Broken tooth in dino tail `proves` T. Rex was predator
A broken T. Rex tooth found in another dinosaur`s tail bone offers the first hard evidence that the king of all meat-eating beasts hunted live prey, US paleontologists said today.
Washington: A broken T. Rex tooth found in another dinosaur`s tail bone offers the first hard evidence that the king of all meat-eating beasts hunted live prey, US paleontologists said today.
Scientists have long debated whether the fossil record really proves the legendary Tyrannosaurus rex was a ferocious hunter or just a scavenger that feasted on carcasses of the dead.
Previous discoveries of dinosaur bones in the bellies of T. Rex fossils, and even T. Rex-shaped bites out of the tails of other dinosaurs, have strongly suggested that the late Cretaceous (66-100 million years ago) beast was a predator.
But paleontologists have not been able to rule out that T. rex was an opportunistic scavenger, and scientists say the latest research still cannot disprove that theory.
What researchers have described in the Proceedings of the National Academy of Sciences, a US journal, is the first discovery of a broken T. Rex tooth in another dinosaur bone -- in this case, in the vertebrae of a plant-eating hadrosaur.

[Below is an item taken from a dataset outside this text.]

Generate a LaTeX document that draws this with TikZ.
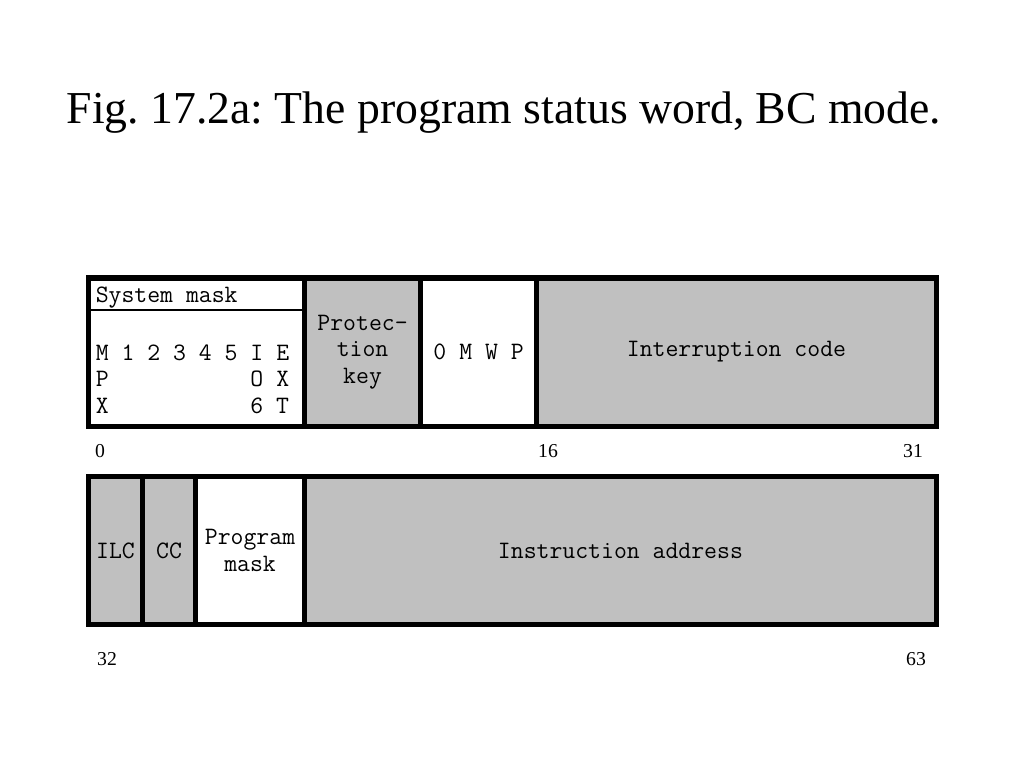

"What we can tell from this without a shadow of a doubt is that a T. Rex engaged a living hadrosaur," said lead author Robert dePalma, of the Palm Beach Museum of Natural History in Florida.
"What this present specimen does is it helps to essentially recrown the king," he told AFP.
The bones were uncovered in 2007 in the Hell Creek Formation, a prominent dinosaur fossil field that spans parts of Montana and North and South Dakota.
Poking out of two fused vertebrae is a major chunk of a T. rex tooth -- a well-preserved crown 3.75 centimeters long.
T. Rex teeth were as big as bananas, and they could regrow any lost during their lifetimes, much like sharks do today, de Palma said.
The hadrosaur`s bone regrew over the injury, signifying that the creature escaped and healed, maybe even living for years afterward.
"The rarity of this piece is so extreme," said dePalma, who worked with co-authors at the University of Kansas and the Black Hills Institute of Geological Research in South Dakota.
"We never in a million years expected to find something that was this clear in the fossil record," he added.
But researchers said their analysis does not mean the reputed dino bully ate only living beasts -- it likely ate dead remains, too.
"Like most modern large predators, it almost certainly did also scavenge carcasses," said the study.